When furyk invites you to lunch and offers choices of cuisine near his home in northern Florida, the greasy burger joint in Jacksonville Beach sounds like a place where normal folks go for an honest meal. "Tabitha and I used to eat here two or three times a week before we had kids," he says.

Caleigh was born 10 days after Furyk missed the cut at the 2002 U.S. Open, the only time in 14 Open starts that he didn't play the weekend. Some of it had to do with becoming a father. Most of it had to do with Bethpage Black, perhaps the one U.S. Open venue where the middle of the fairway won't help much if you don't hit it far enough.

The last time Furyk shot 80 was seven years ago on the Black, during a second round played in steady rain and temperatures in the high 50s. "It was very tough for me," he says. "With the weather making a hard course that much longer, the tournament was basically dominated by three really good players, three really long players: Tiger, Phil and Sergio [Garcia]. Obviously, I'd like to see it play firm and fast this time."

Obviously. If you were to list the top 20 players of this generation, none drive the ball shorter or straighter than Furyk. His average rank in driving distance over the last nine full seasons is 161st, his average accuracy rank 12th. Forget the numbers on any U.S. Open scorecard. Once you get past 7,000 yards, everything is long. What makes Bethpage unique, which in this case means exceptionally difficult, is the height of its length—the pronounced elevation changes that affect so many approach shots.

Just two people approach Furyk at lunch, and both stopped by to say hello more than to ask for his autograph or a swing tip. His morning had been spent in a digital recording studio for American Express, one of his corporate sponsors, which had asked Furyk for a hole-by-hole analysis of Bethpage that will be distributed to card members.

The production guys rented the studio for four hours. He was done in half the time. Weather permitting, he will stick around twice as long at Bethpage this time.

He used to be one of those kids on the practice green, back when golf was just a game and lots of teenagers thought they would grow up and make birdies for a living. "He quit football in the ninth grade, then quit baseball the following year," Mike says. "He called his baseball coach the night before cuts and told him he wasn't going to play. The coach asked him why, and Jimmy told him he was going to play on the PGA Tour.

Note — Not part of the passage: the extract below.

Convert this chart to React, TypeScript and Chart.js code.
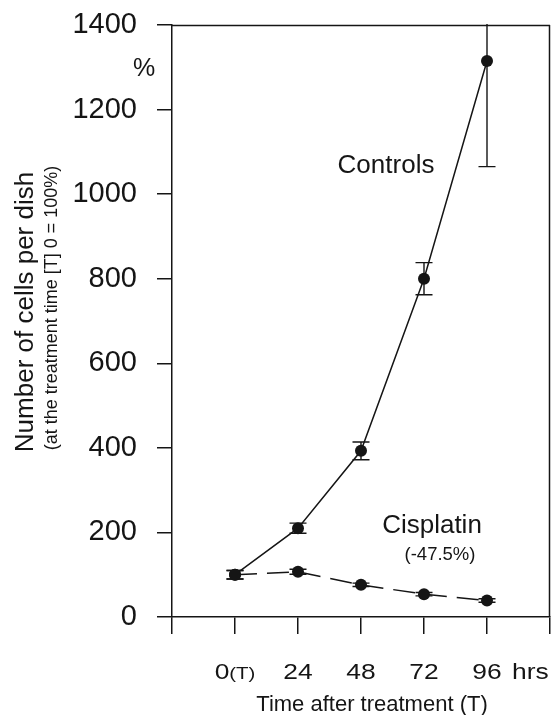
import { useEffect, useRef } from 'react';
import { Chart, registerables } from 'chart.js';

Chart.register(...registerables);

const hours = [0, 24, 48, 72, 96];
const controls = [100, 210, 393, 800, 1315];
const controlsErr = [10, 12, 21, 38, 250];
const cisplatin = [100, 107, 76, 54, 39];
const cisplatinErr = [10, 6, 4, 4, 4];
const xTickLabels = ['0', '24', '48', '72', '96'];

const FONT = '"Liberation Sans", Arial, Helvetica, sans-serif';
const INK = '#151515';

export default function App() {
  const ref = useRef<HTMLCanvasElement>(null);

  useEffect(() => {
    const canvas = ref.current;
    if (!canvas) return;

    const errs = [controlsErr, cisplatinErr];

    const errorBars = {
      id: 'errorBars',
      beforeDatasetsDraw(chart: any) {
        const { ctx, chartArea, scales } = chart;
        const ys = scales.y;
        ctx.save();
        ctx.beginPath();
        ctx.rect(chartArea.left, chartArea.top - 1, chartArea.right - chartArea.left, chartArea.bottom - chartArea.top + 1);
        ctx.clip();
        ctx.strokeStyle = INK;
        ctx.lineWidth = 1.4;
        chart.data.datasets.forEach((ds: any, di: number) => {
          const meta = chart.getDatasetMeta(di);
          ds.data.forEach((p: any, i: number) => {
            const e = errs[di][i];
            const x = meta.data[i].x;
            const yt = ys.getPixelForValue(p.y + e);
            const yb = ys.getPixelForValue(p.y - e);
            const half = 8.5;
            ctx.beginPath();
            ctx.moveTo(x, yt);
            ctx.lineTo(x, yb);
            ctx.moveTo(x - half, yt);
            ctx.lineTo(x + half, yt);
            ctx.moveTo(x - half, yb);
            ctx.lineTo(x + half, yb);
            ctx.stroke();
          });
        });
        ctx.restore();
      },
    };

    const stretchedText = (ctx: any, text: string, x: number, y: number, size: number, sx: number) => {
      ctx.save();
      ctx.font = `${size}px ${FONT}`;
      ctx.translate(x, y);
      ctx.scale(sx, 1);
      ctx.textAlign = 'left';
      ctx.textBaseline = 'alphabetic';
      ctx.fillText(text, 0, 0);
      ctx.restore();
    };

    const decorations = {
      id: 'decorations',
      afterDraw(chart: any) {
        const { ctx, chartArea, scales } = chart;
        const xs = scales.x;
        ctx.save();
        // frame: top and right
        ctx.strokeStyle = INK;
        ctx.lineWidth = 1.5;
        ctx.beginPath();
        ctx.moveTo(chartArea.left, Math.round(chartArea.top) + 0.5);
        ctx.lineTo(chartArea.right, Math.round(chartArea.top) + 0.5);
        ctx.moveTo(Math.round(chartArea.right) - 0.5, chartArea.top);
        ctx.lineTo(Math.round(chartArea.right) - 0.5, chartArea.bottom);
        ctx.stroke();

        ctx.fillStyle = INK;
        const sx = 1.2;
        const base = chartArea.bottom + 62;
        // x tick labels
        hours.forEach((h, i) => {
          const cx = xs.getPixelForValue(h);
          const label = xTickLabels[i];
          ctx.font = `22px ${FONT}`;
          const w1 = ctx.measureText(label).width * sx;
          if (h === 0) {
            ctx.font = `17px ${FONT}`;
            const w2 = ctx.measureText('(T)').width * sx;
            const start = cx - (w1 + w2) / 2;
            stretchedText(ctx, label, start, base, 22, sx);
            stretchedText(ctx, '(T)', start + w1, base, 17, sx);
          } else {
            stretchedText(ctx, label, cx - w1 / 2, base, 22, sx);
          }
        });
        // hrs
        stretchedText(ctx, 'hrs', xs.getPixelForValue(96) + 25, base, 22, sx);

        // x title
        ctx.font = `22px ${FONT}`;
        ctx.textAlign = 'center';
        ctx.textBaseline = 'alphabetic';
        ctx.fillText('Time after treatment (T)', 372, chartArea.bottom + 94);

        // y titles
        ctx.save();
        ctx.translate(33, 312);
        ctx.rotate(-Math.PI / 2);
        ctx.font = `26px ${FONT}`;
        ctx.textAlign = 'center';
        ctx.fillText('Number of cells per dish', 0, 0);
        ctx.restore();

        ctx.save();
        ctx.translate(57, 308);
        ctx.rotate(-Math.PI / 2);
        ctx.font = `18px ${FONT}`;
        ctx.textAlign = 'center';
        ctx.fillText('(at the treatment time [T] 0 = 100%)', 0, 0);
        ctx.restore();

        // percent sign
        ctx.font = `25px ${FONT}`;
        ctx.textAlign = 'center';
        ctx.fillText('%', 144, 76);

        // series labels
        ctx.font = `26px ${FONT}`;
        ctx.fillText('Controls', 386, 173);
        ctx.fillText('Cisplatin', 432, 533);
        ctx.font = `18.5px ${FONT}`;
        ctx.fillText('(-47.5%)', 440, 560);
        ctx.restore();
      },
    };

    const chart = new Chart(canvas, {
      type: 'line',
      data: {
        datasets: [
          {
            label: 'Controls',
            data: hours.map((h, i) => ({ x: h, y: controls[i] })),
            borderColor: INK,
            borderWidth: 1.5,
            backgroundColor: INK,
            pointRadius: 6,
            pointBorderWidth: 0,
            pointBackgroundColor: INK,
            tension: 0,
          },
          {
            label: 'Cisplatin',
            data: hours.map((h, i) => ({ x: h, y: cisplatin[i] })),
            borderColor: INK,
            borderWidth: 1.5,
            borderDash: [22, 10],
            backgroundColor: INK,
            pointRadius: 6,
            pointBorderWidth: 0,
            pointBackgroundColor: INK,
            tension: 0,
          },
        ],
      },
      options: {
        responsive: false,
        animation: false,
        layout: { padding: { top: 25, right: 5, left: 0, bottom: 0 } },
        plugins: {
          legend: { display: false },
          tooltip: { enabled: false },
        },
        scales: {
          x: {
            type: 'linear',
            min: -24,
            max: 120,
            afterFit: (s: any) => {
              s.height = 98;
              s.paddingLeft = 0;
              s.paddingRight = 0;
            },
            ticks: { stepSize: 24, display: false },
            grid: {
              drawOnChartArea: false,
              drawTicks: true,
              tickLength: 17,
              color: INK,
              lineWidth: 1.5,
            },
            border: { display: true, color: INK, width: 1.5 },
          },
          y: {
            min: 0,
            max: 1400,
            afterFit: (s: any) => {
              s.width = 172;
              s.paddingTop = 0;
              s.paddingBottom = 0;
            },
            ticks: {
              stepSize: 200,
              padding: 20,
              color: INK,
              font: { family: FONT, size: 29 },
              callback: (v: any) => String(v),
            },
            grid: {
              drawOnChartArea: false,
              drawTicks: true,
              tickLength: 15,
              color: INK,
              lineWidth: 1.5,
            },
            border: { display: true, color: INK, width: 1.5 },
          },
        },
      },
      plugins: [errorBars, decorations],
    });

    return () => chart.destroy();
  }, []);

  return (
    <div style={{ position: 'absolute', left: 0, top: 0, width: 556, height: 715, background: '#fff' }}>
      <canvas ref={ref} width={556} height={715} style={{ display: 'block' }} />
    </div>
  );
}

"So the coach says, 'You're not that good a golfer,' and Jimmy says, 'Well, I'm not now, but if I'm going to be, I've got to start practicing.' "

After the loss at Oakmont, Furyk sat next to his locker on the second floor of the clubhouse, the window behind him open, as if the sights and sounds of Angel Cabrera's victory celebration, which had just started, would eventually serve a purpose. Later that summer, on the day Furyk apologized to the writers, he spent the majority of those two hours pounding drivers, one ball after another flying into a section of the range net not more than 10 yards wide.

The driver was working that day, and it will work again because Jim Furyk will keep practicing until he gets it right. On a 97-degree afternoon in the dead of August, whether you are sitting in your car behind a row of bushes or standing next to him, you would notice this is serious business.